Ghost Recon Wildlands. Ruszyła otwarta beta

Ghost Recon Wildlands może sprawdzić każdy w dostępnej od dzisiaj otwartej becie. Klienta mogliśmy ściągnąć już od wtorku, a teraz otworzono serwery.
Ghost Recon Wildlands ruszyło dziś o godzinie 12:00 czasu polskiego z otwartą betą gry. Jeśli jeszcze nie mieliście okazji, teraz będzie idealny czas na to, by sprawdzić, jak sprawdza się walczenie z boliwijskim kartelem narkotykowym Santa Blanca w kooperacji z trzema innymi graczami.
Nasz playtest Ghost Recon Wildlands




Klient bety Ghost Recon Wildlands jest dostępny od początku tygodnia i waży aż 24 GB, ale oferuje polską wersję językową. Oczywiście nie jest to finalna wersja gry i deweloper ostrzega, że mogą znaleźć się ewentualne błędy, które powinny zostać załatane jeszcze przed premierą. Beta jest już dostępna i potrwa do poniedziałku, 27 lutego.
Co zostanie udostępnione dla graczy?

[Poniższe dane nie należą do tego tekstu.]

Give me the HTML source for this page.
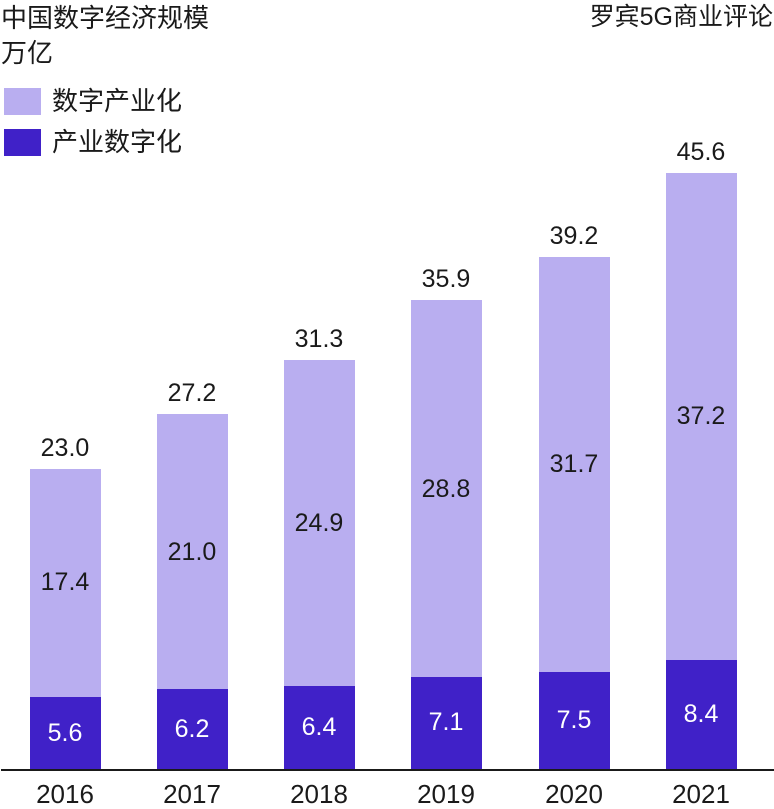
<!DOCTYPE html>
<html><head><meta charset="utf-8"><style>
body{margin:0;width:774px;height:808px;background:#fff;position:relative;overflow:hidden;font-family:"Liberation Sans","Noto Sans CJK SC",sans-serif;color:#1a1a1a}
div{position:absolute}
.t{font-size:26px;line-height:1;white-space:nowrap}
.l{background:#b9aef0}
.d{background:#4021c8}
.v{font-size:25px;line-height:1;width:72px;text-align:center}
.y{font-size:26px}
.w{color:#fff}
</style></head><body>
<div class="t" style="left:1px;top:5px">中国数字经济规模</div>
<div class="t" style="left:1px;top:40px">万亿</div>
<div class="t" style="right:1px;top:5px;font-size:25px">罗宾5G商业评论</div>
<div class="l" style="left:4px;top:88px;width:37px;height:27px"></div>
<div class="t" style="left:52px;top:88px">数字产业化</div>
<div class="d" style="left:4px;top:129px;width:37px;height:27px"></div>
<div class="t" style="left:52px;top:129px">产业数字化</div>

<div class="l" style="left:30px;top:469px;width:71px;height:228px"></div>
<div class="d" style="left:30px;top:697px;width:71px;height:73px"></div>
<div class="v" style="left:29px;top:436px">23.0</div>
<div class="v" style="left:29px;top:570px">17.4</div>
<div class="v w" style="left:29px;top:721px">5.6</div>

<div class="l" style="left:157px;top:414px;width:71px;height:275px"></div>
<div class="d" style="left:157px;top:689px;width:71px;height:81px"></div>
<div class="v" style="left:156px;top:381px">27.2</div>
<div class="v" style="left:156px;top:540px">21.0</div>
<div class="v w" style="left:156px;top:717px">6.2</div>

<div class="l" style="left:284px;top:360px;width:71px;height:326px"></div>
<div class="d" style="left:284px;top:686px;width:71px;height:84px"></div>
<div class="v" style="left:283px;top:327px">31.3</div>
<div class="v" style="left:283px;top:511px">24.9</div>
<div class="v w" style="left:283px;top:715px">6.4</div>

<div class="l" style="left:411px;top:300px;width:71px;height:377px"></div>
<div class="d" style="left:411px;top:677px;width:71px;height:93px"></div>
<div class="v" style="left:410px;top:267px">35.9</div>
<div class="v" style="left:410px;top:477px">28.8</div>
<div class="v w" style="left:410px;top:710px">7.1</div>

<div class="l" style="left:539px;top:257px;width:71px;height:415px"></div>
<div class="d" style="left:539px;top:672px;width:71px;height:98px"></div>
<div class="v" style="left:538px;top:224px">39.2</div>
<div class="v" style="left:538px;top:452px">31.7</div>
<div class="v w" style="left:538px;top:708px">7.5</div>

<div class="l" style="left:666px;top:173px;width:71px;height:487px"></div>
<div class="d" style="left:666px;top:660px;width:71px;height:110px"></div>
<div class="v" style="left:665px;top:140px">45.6</div>
<div class="v" style="left:665px;top:404px">37.2</div>
<div class="v w" style="left:665px;top:702px">8.4</div>

<div style="left:1px;top:769px;width:773px;height:2px;background:#1a1a1a"></div>
<div class="v y" style="left:29px;top:781px">2016</div>
<div class="v y" style="left:156px;top:781px">2017</div>
<div class="v y" style="left:283px;top:781px">2018</div>
<div class="v y" style="left:410px;top:781px">2019</div>
<div class="v y" style="left:538px;top:781px">2020</div>
<div class="v y" style="left:665px;top:781px">2021</div>
</body></html>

Dostajemy region Itacua (znany już z poprzednich betatestów) oraz prowincję Montuyoc. Co więcej, weterani obecnej bety zostaną wynagrodzeni w pełnej wersji gry. Twórcy przygotowują dla nich specjalny pakiet "Unidad Conspiracy", składający się z trzech dodatkowych misji, gdzie przedstawiono konflikt Unidadu z kartelem.
Ghost Recon Wildlands - zwiastun otwartej bety
Przypominamy, że choć Ghost Recon Wildlands to co-opowe wykonywanie misji w drużynie czterech graczy, można również grać samemu, wydając polecenia trzem pozostałym członkom drużyny z prostego menu komend. W testowanej przez nas wersji kodu SI zostawiało sporo do życzenia, a teraz otwarta beta pokaże, czy coś z tym zrobiono. Z jednej strony dostaliśmy tam "czujki", bo nasi kompani regularnie informują nas, co widzą. Z drugiej strony sami nic nie zrobią i polegają wyłącznie na naszych komendach. Daje to wrażenie bardziej opiekowania się drużyną komandosów niż rzeczywiście poczucia bycia częścią drużyny.
Gra w finalnej wersji trafi do sprzedaży 7 marca tego roku. Do tego czasu znajdźcie sobie ekipę zaufanych graczy, bo z losowymi osobami z Internetu może być ciężko zrealizować bardziej skomplikowane plany, jak np. odciąganie uwagi obozu wroga helikopterem bojowym, by reszta ekipy zakradła się do ich bazy niezauważona i posłała im kilka serii w plecy.